Le « TSCG » ne devrait en outre être signé que par 25 des 27 États membres de l’UE, mais il pourra entrer en vigueur dès que 12 des 17 États de la zone euro l’auront ratifié, ainsi que les huit autres pays qui l’auront ratifié, tandis que le Royaume-Uni et la République tchèque resteront en dehors. Outre ces incertitudes quant à sa portée, l’impact de la mise en œuvre du « TSCG » sur le fonctionnement du marché unique, qui constitue le fondement juridique et politique de l’intégration européenne, est incertain. Malgré les garanties contenues dans le texte même du traité, il sera bien sûr nécessaire de veiller au maintien de ce fondement, notamment sur la base d’une évaluation formelle et régulière.

3 – Une contribution économique insuffisante qui nécessite l’ajout d’un élément « croissance »

Parce qu’il met fortement l’accent sur la dialectique « solidarité-responsabilité », le « TSCG » est déséquilibré d’un point de vue économique.

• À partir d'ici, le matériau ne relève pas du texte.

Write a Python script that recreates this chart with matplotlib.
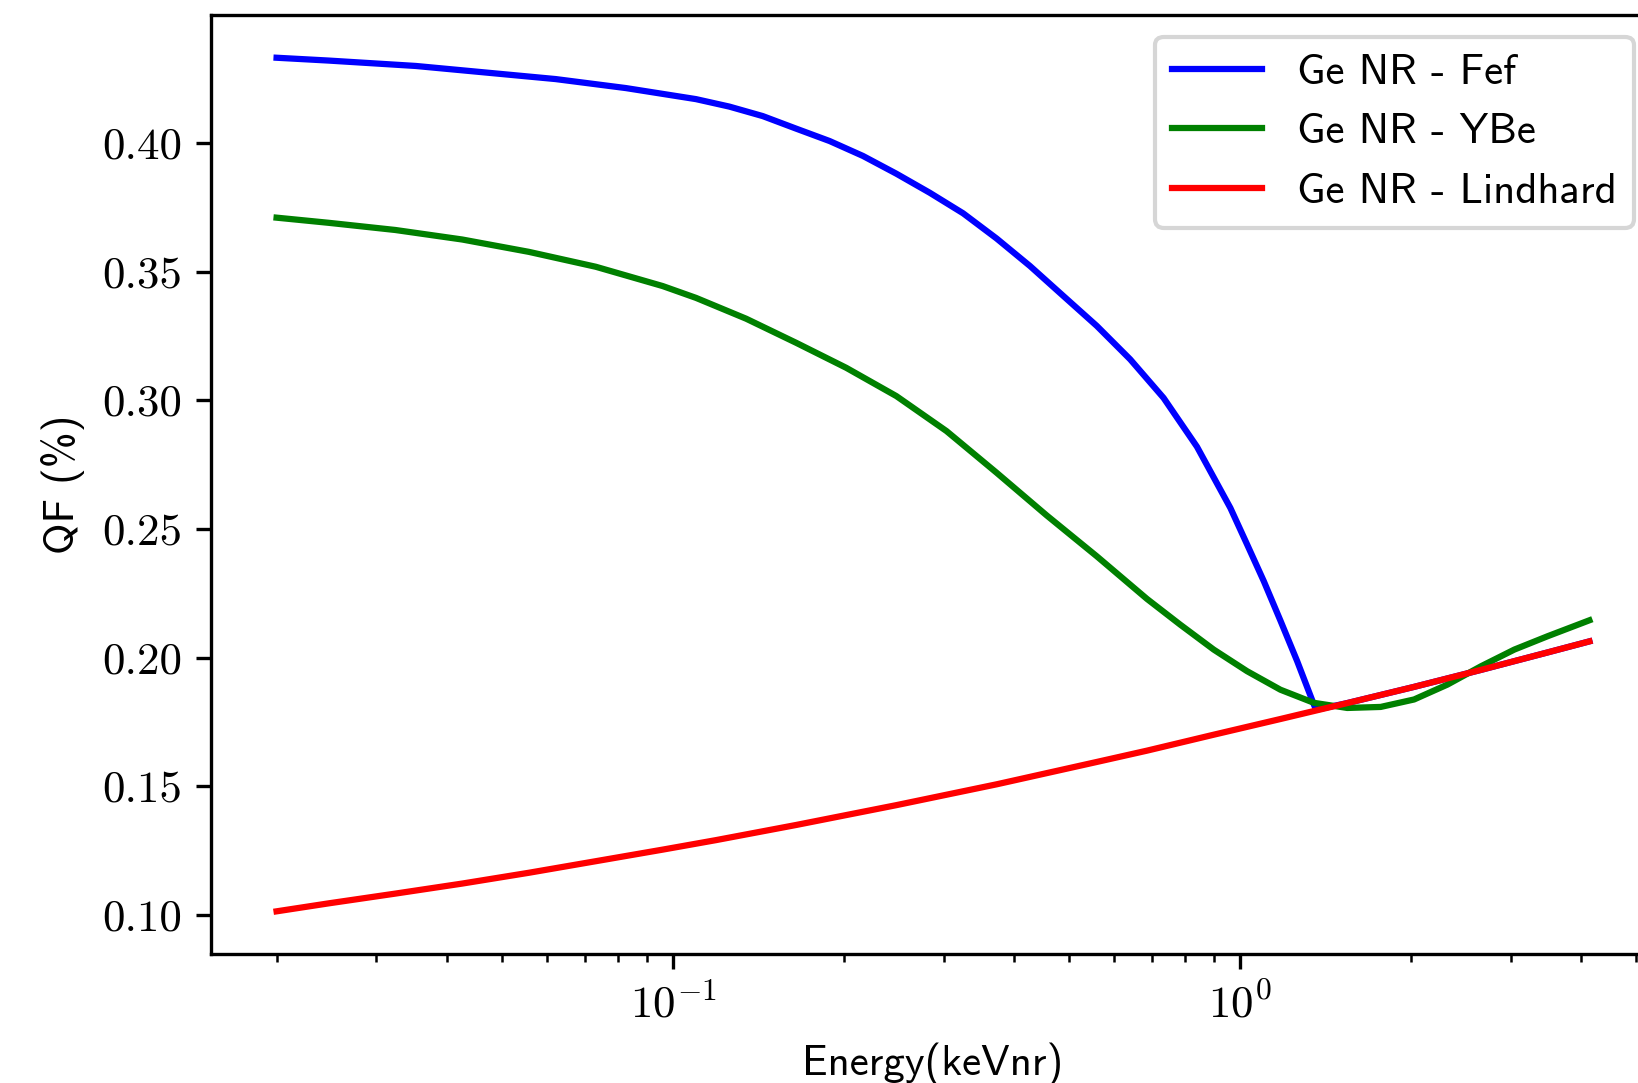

La stabilité et l’austérité sont nécessaires mais insuffisantes, à court et à moyen terme, dans une UE qui a également besoin de croissance.

Les négociations qui ont conduit à la conclusion du « TSCG » ont certes permis d’introduire davantage de références à la croissance, à l’emploi et à la cohésion sociale (aux articles 1 et 9). Il appartient donc plus que jamais aux institutions européennes de tirer le meilleur parti de ces bases juridiques sans se limiter à la dimension « disciplinaire » du nouveau traité.

Il leur appartient en particulier de profiter des moments décisionnels européens de 2012 pour réaffirmer que l’UE peut être une source de croissance. La relance du marché unique, la renégociation du cadre financier pluriannuel et l’émission d’obligations pour financer de grands projets d’infrastructure doivent donc être les autres volets d’une stratégie économique plus globale dont le « TSCG » n’est qu’un élément.

4 – Un traité intergouvernemental qui renforce utilement les pouvoirs des parlements et de la Commission

Parce qu’il s’agit d’un traité « intergouvernemental » et non communautaire, le « TSCG » a enfin relancé le débat sur les équilibres institutionnels au sein de l’UE, voire sur la « méthode communautaire ».

La mise en place d’un cadre d’action réunissant 25 États, des sommets de la zone euro avec un président permanent ou l’implication des parlements nationaux dans la gouvernance de l’Union économique et monétaire (UEM) : tels sont les éléments qui montrent à quel point la solidarité et la responsabilité accrues qui ont émergé de la crise nécessitent que les autorités politiques nationales se mobilisent davantage dans un cadre suffisamment formalisé, afin d’éviter un « leadership de facto » souvent mal perçu (cf. les critiques à l’encontre du « Merkozy »).

Dans ce contexte, l’implication des parlements nationaux doit être plus clairement précisée, mais aussi mieux articulée avec celle du Parlement européen, qui doit rester pleinement engagé dans la gouvernance de l’UEM, tant dans le « continuum » des démocraties nationales et de la démocratie européenne que dans le cadre de ses relations avec la Commission.

De même, le fait d’avoir dû donner la priorité à une voie intergouvernementale ne semble pas avoir entravé l’effort sans réserve de la Commission, pour laquelle le « TSCG » vise à renforcer les pouvoirs de surveillance et de contrôle en matière budgétaire et économique. Il s’agit là d’un progrès qui peut sembler paradoxal, mais qui est en réalité logique, car la Commission est la mieux placée pour agir de manière efficace et à long terme dans ces deux domaines, comme le prévoit déjà le droit dérivé de l’UE relatif à l’UEM.